Les découvertes qui jalonnent le cheminement de cet art à part entière sont fascinantes ; selon les usages, fleurs, architecture, paysages, et le génie des artistes ; de Durer à Delacroix, sous oublier l’ inventivité technique de l’école anglaise et son plus grand héraut, William Turner. « Une vision aux antipodes des clichés selon lesquels l’aquarelliste, aux gestes mesurés et délicats, procèderait avec ordre et par étapes raisonnées » précise Marie-Pierre Salé, dans son texte toujours éclairant. L’influence anglaise a ouvert une voie nouvelle pour l’aquarelle en France, celle de la modernité qui conduira à son développement ininterrompu jusqu’à Jongkind et Cézanne, et à son émergence en tant que genre reconnu, ayant sa propre esthétique, sa propre histoire. »

Une modernité intacte

Paul Cézanne . Château Noir devant la Montagne Sainte-Victoire, aquarelle

A tout seigneur tout honneur, tout un chapitre est légitimement dédié à Cézanne « considéré comme le plus grand aquarelliste des temps modernes » qui projette l’aquarelle en quintessence de la modernité : « sa pratique de l’aquarelle sur le motif insiste Marie-Pierre Salé n’avait pas pour finalité un relevé rapide sur nature – noter sur l’instant la lumière changeante ou des fluctuations atmosphériques – mais qu’elle signifiait une immersion dans la profondeur d’une vision de la nature, où s’élaborait la transcription lente et réfléchie de ses « sensations colorées. »
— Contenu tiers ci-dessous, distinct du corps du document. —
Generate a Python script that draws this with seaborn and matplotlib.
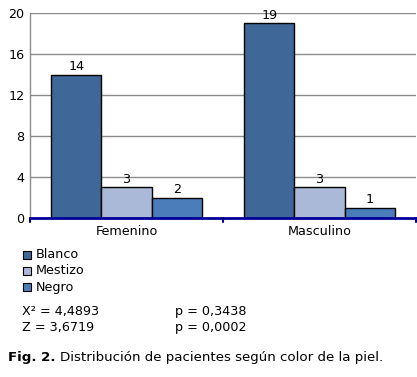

L’aquarelle ayant trouvé sa place dans la création d’avant-garde et dans les recherches sur la couleur, elle devient une technique privilégiée pour les artistes expressionnistes (Signac, Kupka, Paul Klee, August Macke, Alfred Stieglitz et Georgia O’Keffe). Et abstraits à commencer par Kandinsky dont « la pratique est intimement liée à ses expérimentations et ses recherches sur la couleur, faisant partie intégrante de son processus créatif ». Sa réinvention par Matisse avec ses papiers aquarellés découpés contribue à une reconsidération radicale au xxe siècle.

Kandinsky, sans titre, aquarelle, 1910. Centre Beaubourg

« L’aquarelle est de nos jours une technique parmi d’autres, libérée du carcan des règles et de la hiérarchie des genres qui ont marqué son histoire aux siècles précédents. conclue ainsi  Marie-Pierre Salé. Pratiquée par des artistes figuratifs ou abstraits, elle n’est pas tombée en désuétude. Gerhard Richter, dans ses dessins à l’encre ou ses aquarelles polychromes, en fait une expression libre, détachée des conceptions traditionnelles du dessin. Pour les artistes abstraits, parmi toutes les formes de peinture, elle seule permet, par les jeux imprévisibles de l’eau, de la dispersion, de la migration et de la fusion des pigments, une invention toujours renouvelée, alliance singulière de la maîtrise et du hasard, simplicité fondamentale d’une matière qui n’est composée que de couleur et d’un peu d’eau. »

Cette épopée magistrale, magnifiquement mise en page s’appuie – comble d’un plaisir de lecture renouvelée – sur un papier d’une extrême volupté.